The Center for Food Safety (CFS) filed a new legal action demanding the Department of Agriculture (USDA) prohibit hydroponic operations from the Organic label. According to the CFS, hydroponic systems cannot comply with the organic standard's vital soil standards because hydroponic crops do not use soil at all. The CFS filing was endorsed by over a dozen other organic farmer, consumer, retailer, and certifying organizations, including the Organic Farmers Association, Northeast Organic Dairy Producers Alliance (NODPA), PCC Community Markets, and the Cornucopia Institute.

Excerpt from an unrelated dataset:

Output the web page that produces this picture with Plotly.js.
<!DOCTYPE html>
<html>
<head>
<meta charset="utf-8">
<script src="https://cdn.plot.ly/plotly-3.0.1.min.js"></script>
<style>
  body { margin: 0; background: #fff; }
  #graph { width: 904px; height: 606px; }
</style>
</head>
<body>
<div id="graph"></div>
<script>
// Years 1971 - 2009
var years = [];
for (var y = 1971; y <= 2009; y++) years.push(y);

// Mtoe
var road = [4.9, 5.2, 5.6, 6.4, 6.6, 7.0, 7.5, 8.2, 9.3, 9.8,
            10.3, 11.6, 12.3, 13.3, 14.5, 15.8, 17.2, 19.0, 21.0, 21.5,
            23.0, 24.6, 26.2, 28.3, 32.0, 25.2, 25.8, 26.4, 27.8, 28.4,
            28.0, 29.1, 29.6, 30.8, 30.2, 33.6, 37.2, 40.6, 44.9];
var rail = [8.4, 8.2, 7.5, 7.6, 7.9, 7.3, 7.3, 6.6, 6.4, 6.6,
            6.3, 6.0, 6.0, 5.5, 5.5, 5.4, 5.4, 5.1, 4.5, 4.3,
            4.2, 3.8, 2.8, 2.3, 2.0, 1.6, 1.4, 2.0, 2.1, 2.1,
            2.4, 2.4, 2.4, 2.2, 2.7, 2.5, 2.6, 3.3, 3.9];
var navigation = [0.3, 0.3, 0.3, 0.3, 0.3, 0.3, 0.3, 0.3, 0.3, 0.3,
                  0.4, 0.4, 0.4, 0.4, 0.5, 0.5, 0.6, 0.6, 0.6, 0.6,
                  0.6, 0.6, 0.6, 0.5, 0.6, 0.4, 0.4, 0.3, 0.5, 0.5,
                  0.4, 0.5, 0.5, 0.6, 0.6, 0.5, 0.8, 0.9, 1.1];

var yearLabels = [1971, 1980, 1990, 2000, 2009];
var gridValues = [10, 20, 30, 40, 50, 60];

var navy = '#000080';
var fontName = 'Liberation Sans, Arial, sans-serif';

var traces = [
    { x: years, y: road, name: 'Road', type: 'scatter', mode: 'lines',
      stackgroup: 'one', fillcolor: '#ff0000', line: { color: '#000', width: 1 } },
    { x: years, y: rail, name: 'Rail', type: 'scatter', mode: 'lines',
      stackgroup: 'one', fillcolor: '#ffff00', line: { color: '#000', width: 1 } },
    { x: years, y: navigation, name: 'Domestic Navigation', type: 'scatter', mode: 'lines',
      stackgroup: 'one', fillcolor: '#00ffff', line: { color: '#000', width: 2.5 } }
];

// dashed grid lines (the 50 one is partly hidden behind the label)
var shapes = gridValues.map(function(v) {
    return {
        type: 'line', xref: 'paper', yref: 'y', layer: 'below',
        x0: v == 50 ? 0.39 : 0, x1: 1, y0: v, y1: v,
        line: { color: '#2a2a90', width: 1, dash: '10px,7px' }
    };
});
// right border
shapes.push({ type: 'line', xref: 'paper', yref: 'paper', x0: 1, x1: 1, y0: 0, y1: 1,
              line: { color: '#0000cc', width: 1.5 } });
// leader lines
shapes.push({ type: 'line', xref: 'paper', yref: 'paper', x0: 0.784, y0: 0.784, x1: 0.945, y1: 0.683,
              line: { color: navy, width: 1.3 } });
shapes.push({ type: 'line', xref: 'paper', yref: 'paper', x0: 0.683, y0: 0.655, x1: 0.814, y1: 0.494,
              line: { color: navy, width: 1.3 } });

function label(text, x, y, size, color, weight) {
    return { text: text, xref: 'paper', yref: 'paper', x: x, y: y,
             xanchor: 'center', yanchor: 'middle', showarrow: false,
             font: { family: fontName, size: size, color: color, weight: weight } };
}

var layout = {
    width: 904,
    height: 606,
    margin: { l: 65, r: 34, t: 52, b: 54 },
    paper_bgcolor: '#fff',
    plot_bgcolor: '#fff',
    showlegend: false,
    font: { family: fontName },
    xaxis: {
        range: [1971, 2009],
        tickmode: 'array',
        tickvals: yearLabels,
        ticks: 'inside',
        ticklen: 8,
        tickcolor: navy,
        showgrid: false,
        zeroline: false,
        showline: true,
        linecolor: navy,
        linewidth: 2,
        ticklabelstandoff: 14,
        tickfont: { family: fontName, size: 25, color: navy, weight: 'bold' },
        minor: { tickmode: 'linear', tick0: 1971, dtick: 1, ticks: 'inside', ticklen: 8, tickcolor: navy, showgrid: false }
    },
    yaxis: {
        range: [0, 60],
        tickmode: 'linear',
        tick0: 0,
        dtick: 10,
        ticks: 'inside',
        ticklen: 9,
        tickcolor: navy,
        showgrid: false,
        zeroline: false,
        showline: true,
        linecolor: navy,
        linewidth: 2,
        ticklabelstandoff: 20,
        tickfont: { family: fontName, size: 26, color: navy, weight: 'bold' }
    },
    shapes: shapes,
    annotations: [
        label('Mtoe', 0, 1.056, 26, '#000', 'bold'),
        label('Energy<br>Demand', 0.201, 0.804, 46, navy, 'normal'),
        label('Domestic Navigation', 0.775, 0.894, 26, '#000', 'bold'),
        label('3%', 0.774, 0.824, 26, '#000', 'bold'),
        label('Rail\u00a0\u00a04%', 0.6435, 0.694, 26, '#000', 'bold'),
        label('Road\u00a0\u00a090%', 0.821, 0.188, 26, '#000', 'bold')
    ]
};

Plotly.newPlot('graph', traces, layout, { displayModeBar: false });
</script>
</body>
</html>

"Mislabeling mega-hydroponic operations as 'organic' is contrary to the text and basic principles of the organic standard. Right now there is a pitched battle for the future of organic, and we stand with organic farmers and consumers who believe the label must retain its integrity," said George Kimbrell, CFS legal director.
"Allowing hydroponic systems to be certified as organic undercuts the livelihood of organic farmers that take great lengths to support healthy soil as the bedrock of their farms," stated Kate Mendenhall of the Organic Farmers Association. "Hydroponic producers getting the benefit of the organic label without actually doing anything to benefit the soil undermines the standard and put all soil-based organic farmers at an untenable economic disadvantage."
"Corporate agribusiness lobbyists have been working to water down the organic standards for decades," said Mark Kastel, Executive Director for the Cornucopia Institute. "In this case, the careful stewardship of soil fertility is not only a philosophical precept, it's codified in federal law."